Please fill out the fields below so we can help you better. Note: you must provide your domain name to get help. Domain names for issued certificates are all made public in Certificate Transparency logs (e.g. crt.sh | example.com), so withholding your domain name here does not increase secrecy, but only makes it harder for us to provide help.
My web server is (include version): Server: Apache/2.4.6 (CentOS) OpenSSL/1.0.2k-fips PHP/5.4.16
The operating system my web server runs on is (include version):
centos 7
My hosting provider, if applicable, is:
I can login to a root shell on my machine (yes or no, or I don't know):
yes
I'm using a control panel to manage my site (no, or provide the name and version of the control panel):
i use winscp
The version of my client is (e.g. output of certbot --version or certbot-auto --version if you're using Certbot):
No, you weren't. Your site is using an expired (for almost eight months) certificate. But since your images didn't work (and screen shots of the command you ran and its output aren't very helpful anyway), we have no idea why.

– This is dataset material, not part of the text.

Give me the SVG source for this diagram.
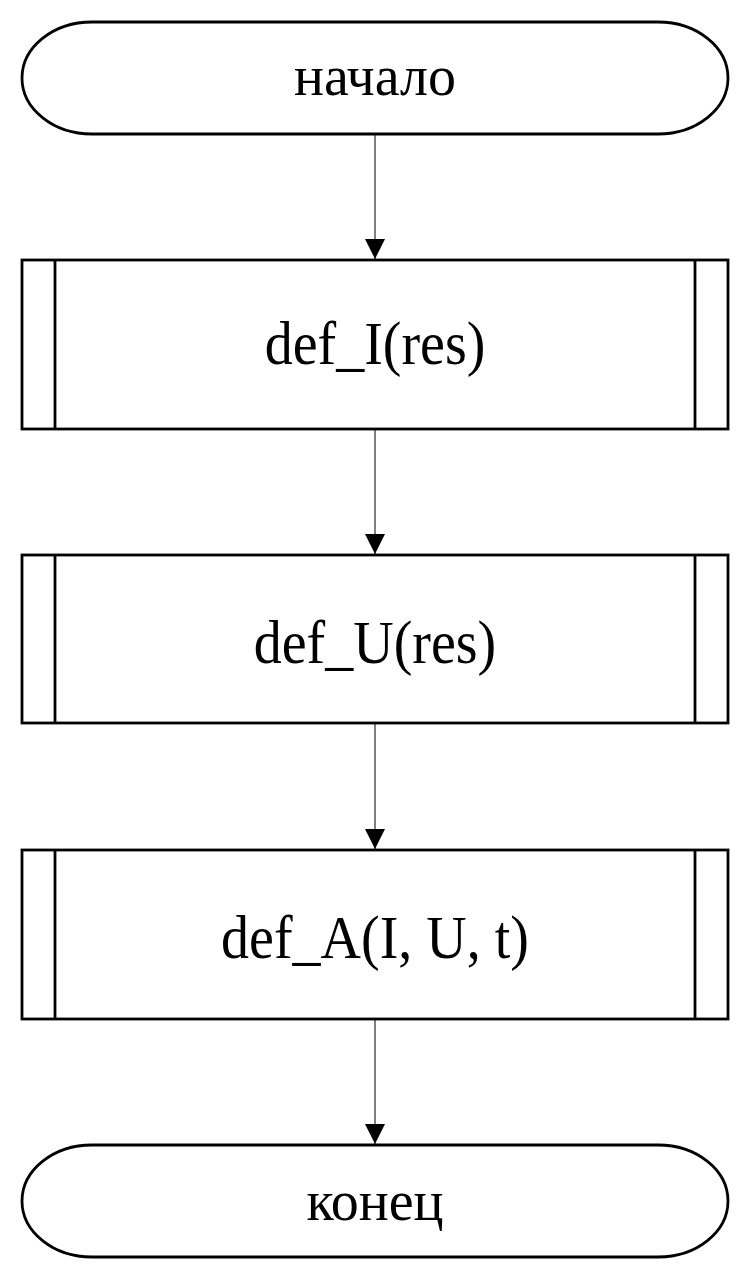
<svg xmlns="http://www.w3.org/2000/svg" width="750" height="1280" viewBox="0 0 750 1280">
<style>
.shape{fill:#fff;stroke:#000;stroke-width:2.8}
.conn{stroke:#000;stroke-width:1;fill:none}
text{font-family:"Liberation Serif","Times New Roman",serif;font-size:56px;text-anchor:middle;fill:#000}
.fn{font-size:56px}
</style>
<defs>
<marker id="arr" viewBox="0 0 20 20" refX="20" refY="10" markerWidth="20" markerHeight="20" markerUnits="userSpaceOnUse" orient="auto">
<path d="M0,0 L20,10 L0,20 Z" fill="#000"/>
</marker>
</defs>
<rect width="750" height="1280" fill="#fff"/>
<g id="connectors">
<line class="conn" x1="375" y1="134" x2="375" y2="259" marker-end="url(#arr)"/>
<line class="conn" x1="375" y1="430" x2="375" y2="554" marker-end="url(#arr)"/>
<line class="conn" x1="375" y1="724" x2="375" y2="849" marker-end="url(#arr)"/>
<line class="conn" x1="375" y1="1020" x2="375" y2="1144" marker-end="url(#arr)"/>
</g>
<g id="start">
<rect class="shape" x="22" y="22" width="706" height="112" rx="70" ry="56"/>
<text x="375" y="95">начало</text>
</g>
<g id="defI">
<rect class="shape" x="22" y="260" width="706" height="169"/>
<line class="shape" x1="55" y1="260" x2="55" y2="429"/>
<line class="shape" x1="695" y1="260" x2="695" y2="429"/>
<text class="fn" transform="translate(375,363.5) scale(1,1.08)">def_I(res)</text>
</g>
<g id="defU">
<rect class="shape" x="22" y="555" width="706" height="168"/>
<line class="shape" x1="55" y1="555" x2="55" y2="723"/>
<line class="shape" x1="695" y1="555" x2="695" y2="723"/>
<text class="fn" transform="translate(375,663) scale(1,1.08)">def_U(res)</text>
</g>
<g id="defA">
<rect class="shape" x="22" y="850" width="706" height="169"/>
<line class="shape" x1="55" y1="850" x2="55" y2="1019"/>
<line class="shape" x1="695" y1="850" x2="695" y2="1019"/>
<text class="fn" transform="translate(375,958) scale(1,1.08)">def_A(I, U, t)</text>
</g>
<g id="end">
<rect class="shape" x="22" y="1145" width="706" height="112" rx="70" ry="56"/>
<text x="375" y="1220">конец</text>
</g>
</svg>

What most likely happened is that Let's Encrypt issued a valid cert for your domain (which it did yesterday, and the day before that, and three times more on Saturday, and four more times on Wednesday), but your web server software isn't configured to use that new cert. Stop wasting Let's Encrypt's resources issuing certs you don't need, and configure your server to use one of the certs you already have.
Since they are doing almost the exact same thing, I would remove the one without the alias and include the line(s) therein into the remaining vhost section.
Remove the section in the httpd.conf file.